__GOAL OF THE EXERCISE__.
Set the listing down again exactly, please, apart from its pictures.

[BEGIN]

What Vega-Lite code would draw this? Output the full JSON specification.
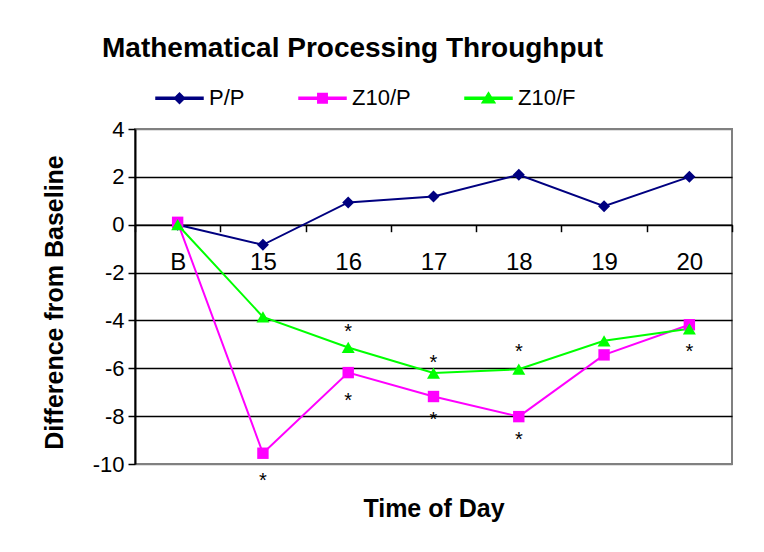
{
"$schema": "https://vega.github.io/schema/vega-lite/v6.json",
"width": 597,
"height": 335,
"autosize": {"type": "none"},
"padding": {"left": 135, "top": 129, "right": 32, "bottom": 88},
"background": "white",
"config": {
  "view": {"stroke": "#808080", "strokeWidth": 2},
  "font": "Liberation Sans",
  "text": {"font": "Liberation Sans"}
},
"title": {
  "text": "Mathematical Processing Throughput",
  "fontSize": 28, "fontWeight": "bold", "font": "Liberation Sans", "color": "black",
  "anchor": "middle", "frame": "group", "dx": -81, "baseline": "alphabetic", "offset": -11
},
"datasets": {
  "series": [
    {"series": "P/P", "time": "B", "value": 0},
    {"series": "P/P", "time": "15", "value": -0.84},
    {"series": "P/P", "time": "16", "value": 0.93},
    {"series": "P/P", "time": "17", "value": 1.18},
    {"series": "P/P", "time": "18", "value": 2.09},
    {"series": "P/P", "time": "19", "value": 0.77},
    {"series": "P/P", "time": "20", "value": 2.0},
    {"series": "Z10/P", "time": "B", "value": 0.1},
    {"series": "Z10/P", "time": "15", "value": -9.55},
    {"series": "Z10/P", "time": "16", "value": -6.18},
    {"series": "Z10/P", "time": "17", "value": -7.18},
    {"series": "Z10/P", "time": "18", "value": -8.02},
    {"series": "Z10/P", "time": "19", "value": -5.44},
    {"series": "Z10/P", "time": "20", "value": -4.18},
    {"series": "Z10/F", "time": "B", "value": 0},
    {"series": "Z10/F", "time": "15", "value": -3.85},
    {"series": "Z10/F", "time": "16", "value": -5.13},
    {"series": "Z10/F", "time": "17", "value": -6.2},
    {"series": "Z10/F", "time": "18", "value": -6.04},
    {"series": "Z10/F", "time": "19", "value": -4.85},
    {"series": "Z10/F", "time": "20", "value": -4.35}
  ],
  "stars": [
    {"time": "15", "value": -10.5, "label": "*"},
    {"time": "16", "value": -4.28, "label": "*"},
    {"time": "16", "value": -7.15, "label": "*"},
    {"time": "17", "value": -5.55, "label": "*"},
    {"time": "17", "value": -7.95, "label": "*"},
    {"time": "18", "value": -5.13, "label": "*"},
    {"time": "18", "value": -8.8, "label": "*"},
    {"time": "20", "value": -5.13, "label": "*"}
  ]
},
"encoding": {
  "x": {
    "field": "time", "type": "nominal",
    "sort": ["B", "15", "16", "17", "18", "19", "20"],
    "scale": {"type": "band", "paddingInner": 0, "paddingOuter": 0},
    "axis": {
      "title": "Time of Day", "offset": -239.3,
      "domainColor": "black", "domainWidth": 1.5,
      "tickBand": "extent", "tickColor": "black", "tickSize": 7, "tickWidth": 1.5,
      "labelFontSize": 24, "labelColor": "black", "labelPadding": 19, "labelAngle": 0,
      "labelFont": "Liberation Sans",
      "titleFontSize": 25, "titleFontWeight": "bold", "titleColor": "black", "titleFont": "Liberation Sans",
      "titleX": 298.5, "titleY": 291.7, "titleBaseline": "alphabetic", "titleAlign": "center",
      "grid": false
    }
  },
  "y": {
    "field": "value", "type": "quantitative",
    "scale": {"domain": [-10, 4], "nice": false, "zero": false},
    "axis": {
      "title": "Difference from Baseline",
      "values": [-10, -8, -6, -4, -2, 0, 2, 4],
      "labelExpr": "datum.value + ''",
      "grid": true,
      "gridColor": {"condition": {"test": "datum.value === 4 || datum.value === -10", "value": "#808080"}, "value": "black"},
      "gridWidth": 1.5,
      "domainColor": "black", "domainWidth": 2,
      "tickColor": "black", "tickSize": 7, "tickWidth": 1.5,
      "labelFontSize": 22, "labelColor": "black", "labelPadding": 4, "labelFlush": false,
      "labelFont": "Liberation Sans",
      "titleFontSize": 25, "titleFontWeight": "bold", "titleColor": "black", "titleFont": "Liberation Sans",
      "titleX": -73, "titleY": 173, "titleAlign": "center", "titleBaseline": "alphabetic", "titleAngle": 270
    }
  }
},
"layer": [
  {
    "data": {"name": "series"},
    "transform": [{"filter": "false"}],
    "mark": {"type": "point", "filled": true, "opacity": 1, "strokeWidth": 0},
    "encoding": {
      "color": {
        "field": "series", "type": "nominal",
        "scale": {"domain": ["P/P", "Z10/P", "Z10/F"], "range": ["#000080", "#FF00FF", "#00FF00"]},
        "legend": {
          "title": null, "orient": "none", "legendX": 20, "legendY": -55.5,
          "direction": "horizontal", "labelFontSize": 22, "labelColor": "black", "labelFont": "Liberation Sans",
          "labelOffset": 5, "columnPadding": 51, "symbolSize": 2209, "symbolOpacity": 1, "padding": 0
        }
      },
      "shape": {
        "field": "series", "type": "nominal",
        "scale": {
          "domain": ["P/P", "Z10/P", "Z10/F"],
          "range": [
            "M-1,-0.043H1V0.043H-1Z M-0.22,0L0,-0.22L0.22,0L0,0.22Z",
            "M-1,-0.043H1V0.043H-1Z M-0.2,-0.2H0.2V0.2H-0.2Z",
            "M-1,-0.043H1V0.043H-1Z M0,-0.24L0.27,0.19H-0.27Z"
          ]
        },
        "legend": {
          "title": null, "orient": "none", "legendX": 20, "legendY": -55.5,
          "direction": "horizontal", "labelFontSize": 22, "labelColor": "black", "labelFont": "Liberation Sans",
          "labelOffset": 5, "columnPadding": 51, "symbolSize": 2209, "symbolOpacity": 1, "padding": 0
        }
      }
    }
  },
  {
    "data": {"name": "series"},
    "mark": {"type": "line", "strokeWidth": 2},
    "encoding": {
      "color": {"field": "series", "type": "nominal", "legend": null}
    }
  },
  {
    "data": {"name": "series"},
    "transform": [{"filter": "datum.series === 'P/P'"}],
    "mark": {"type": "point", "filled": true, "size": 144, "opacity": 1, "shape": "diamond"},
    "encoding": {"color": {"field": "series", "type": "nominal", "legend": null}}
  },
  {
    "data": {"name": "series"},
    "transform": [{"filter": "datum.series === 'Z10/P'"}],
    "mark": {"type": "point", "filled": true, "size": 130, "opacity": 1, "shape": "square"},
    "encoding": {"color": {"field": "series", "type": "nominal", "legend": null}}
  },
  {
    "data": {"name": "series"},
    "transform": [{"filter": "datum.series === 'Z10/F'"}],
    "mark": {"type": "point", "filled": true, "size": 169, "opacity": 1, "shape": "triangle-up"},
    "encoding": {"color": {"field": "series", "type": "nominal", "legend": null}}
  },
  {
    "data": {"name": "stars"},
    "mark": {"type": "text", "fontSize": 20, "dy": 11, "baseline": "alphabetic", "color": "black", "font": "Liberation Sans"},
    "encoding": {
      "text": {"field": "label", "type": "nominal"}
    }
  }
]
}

[END]

__RESULT OF THIS EXERCISE__.
What Vega-Lite code would draw this? Output the full JSON specification.
{
"$schema": "https://vega.github.io/schema/vega-lite/v6.json",
"width": 597,
"height": 335,
"autosize": {"type": "none"},
"padding": {"left": 135, "top": 129, "right": 32, "bottom": 88},
"background": "white",
"config": {
  "view": {"stroke": "#808080", "strokeWidth": 2},
  "font": "Liberation Sans",
  "text": {"font": "Liberation Sans"}
},
"title": {
  "text": "Mathematical Processing Throughput",
  "fontSize": 28, "fontWeight": "bold", "font": "Liberation Sans", "color": "black",
  "anchor": "middle", "frame": "group", "dx": -81, "baseline": "alphabetic", "offset": -11
},
"datasets": {
  "series": [
    {"series": "P/P", "time": "B", "value": 0},
    {"series": "P/P", "time": "15", "value": -0.84},
    {"series": "P/P", "time": "16", "value": 0.93},
    {"series": "P/P", "time": "17", "value": 1.18},
    {"series": "P/P", "time": "18", "value": 2.09},
    {"series": "P/P", "time": "19", "value": 0.77},
    {"series": "P/P", "time": "20", "value": 2.0},
    {"series": "Z10/P", "time": "B", "value": 0.1},
    {"series": "Z10/P", "time": "15", "value": -9.55},
    {"series": "Z10/P", "time": "16", "value": -6.18},
    {"series": "Z10/P", "time": "17", "value": -7.18},
    {"series": "Z10/P", "time": "18", "value": -8.02},
    {"series": "Z10/P", "time": "19", "value": -5.44},
    {"series": "Z10/P", "time": "20", "value": -4.18},
    {"series": "Z10/F", "time": "B", "value": 0},
    {"series": "Z10/F", "time": "15", "value": -3.85},
    {"series": "Z10/F", "time": "16", "value": -5.13},
    {"series": "Z10/F", "time": "17", "value": -6.2},
    {"series": "Z10/F", "time": "18", "value": -6.04},
    {"series": "Z10/F", "time": "19", "value": -4.85},
    {"series": "Z10/F", "time": "20", "value": -4.35}
  ],
  "stars": [
    {"time": "15", "value": -10.5, "label": "*"},
    {"time": "16", "value": -4.28, "label": "*"},
    {"time": "16", "value": -7.15, "label": "*"},
    {"time": "17", "value": -5.55, "label": "*"},
    {"time": "17", "value": -7.95, "label": "*"},
    {"time": "18", "value": -5.13, "label": "*"},
    {"time": "18", "value": -8.8, "label": "*"},
    {"time": "20", "value": -5.13, "label": "*"}
  ]
},
"encoding": {
  "x": {
    "field": "time", "type": "nominal",
    "sort": ["B", "15", "16", "17", "18", "19", "20"],
    "scale": {"type": "band", "paddingInner": 0, "paddingOuter": 0},
    "axis": {
      "title": "Time of Day", "offset": -239.3,
      "domainColor": "black", "domainWidth": 1.5,
      "tickBand": "extent", "tickColor": "black", "tickSize": 7, "tickWidth": 1.5,
      "labelFontSize": 24, "labelColor": "black", "labelPadding": 19, "labelAngle": 0,
      "labelFont": "Liberation Sans",
      "titleFontSize": 25, "titleFontWeight": "bold", "titleColor": "black", "titleFont": "Liberation Sans",
      "titleX": 298.5, "titleY": 291.7, "titleBaseline": "alphabetic", "titleAlign": "center",
      "grid": false
    }
  },
  "y": {
    "field": "value", "type": "quantitative",
    "scale": {"domain": [-10, 4], "nice": false, "zero": false},
    "axis": {
      "title": "Difference from Baseline",
      "values": [-10, -8, -6, -4, -2, 0, 2, 4],
      "labelExpr": "datum.value + ''",
      "grid": true,
      "gridColor": {"condition": {"test": "datum.value === 4 || datum.value === -10", "value": "#808080"}, "value": "black"},
      "gridWidth": 1.5,
      "domainColor": "black", "domainWidth": 2,
      "tickColor": "black", "tickSize": 7, "tickWidth": 1.5,
      "labelFontSize": 22, "labelColor": "black", "labelPadding": 4, "labelFlush": false,
      "labelFont": "Liberation Sans",
      "titleFontSize": 25, "titleFontWeight": "bold", "titleColor": "black", "titleFont": "Liberation Sans",
      "titleX": -73, "titleY": 173, "titleAlign": "center", "titleBaseline": "alphabetic", "titleAngle": 270
    }
  }
},
"layer": [
  {
    "data": {"name": "series"},
    "transform": [{"filter": "false"}],
    "mark": {"type": "point", "filled": true, "opacity": 1, "strokeWidth": 0},
    "encoding": {
      "color": {
        "field": "series", "type": "nominal",
        "scale": {"domain": ["P/P", "Z10/P", "Z10/F"], "range": ["#000080", "#FF00FF", "#00FF00"]},
        "legend": {
          "title": null, "orient": "none", "legendX": 20, "legendY": -55.5,
          "direction": "horizontal", "labelFontSize": 22, "labelColor": "black", "labelFont": "Liberation Sans",
          "labelOffset": 5, "columnPadding": 51, "symbolSize": 2209, "symbolOpacity": 1, "padding": 0
        }
      },
      "shape": {
        "field": "series", "type": "nominal",
        "scale": {
          "domain": ["P/P", "Z10/P", "Z10/F"],
          "range": [
            "M-1,-0.043H1V0.043H-1Z M-0.22,0L0,-0.22L0.22,0L0,0.22Z",
            "M-1,-0.043H1V0.043H-1Z M-0.2,-0.2H0.2V0.2H-0.2Z",
            "M-1,-0.043H1V0.043H-1Z M0,-0.24L0.27,0.19H-0.27Z"
          ]
        },
        "legend": {
          "title": null, "orient": "none", "legendX": 20, "legendY": -55.5,
          "direction": "horizontal", "labelFontSize": 22, "labelColor": "black", "labelFont": "Liberation Sans",
          "labelOffset": 5, "columnPadding": 51, "symbolSize": 2209, "symbolOpacity": 1, "padding": 0
        }
      }
    }
  },
  {
    "data": {"name": "series"},
    "mark": {"type": "line", "strokeWidth": 2},
    "encoding": {
      "color": {"field": "series", "type": "nominal", "legend": null}
    }
  },
  {
    "data": {"name": "series"},
    "transform": [{"filter": "datum.series === 'P/P'"}],
    "mark": {"type": "point", "filled": true, "size": 144, "opacity": 1, "shape": "diamond"},
    "encoding": {"color": {"field": "series", "type": "nominal", "legend": null}}
  },
  {
    "data": {"name": "series"},
    "transform": [{"filter": "datum.series === 'Z10/P'"}],
    "mark": {"type": "point", "filled": true, "size": 130, "opacity": 1, "shape": "square"},
    "encoding": {"color": {"field": "series", "type": "nominal", "legend": null}}
  },
  {
    "data": {"name": "series"},
    "transform": [{"filter": "datum.series === 'Z10/F'"}],
    "mark": {"type": "point", "filled": true, "size": 169, "opacity": 1, "shape": "triangle-up"},
    "encoding": {"color": {"field": "series", "type": "nominal", "legend": null}}
  },
  {
    "data": {"name": "stars"},
    "mark": {"type": "text", "fontSize": 20, "dy": 11, "baseline": "alphabetic", "color": "black", "font": "Liberation Sans"},
    "encoding": {
      "text": {"field": "label", "type": "nominal"}
    }
  }
]
}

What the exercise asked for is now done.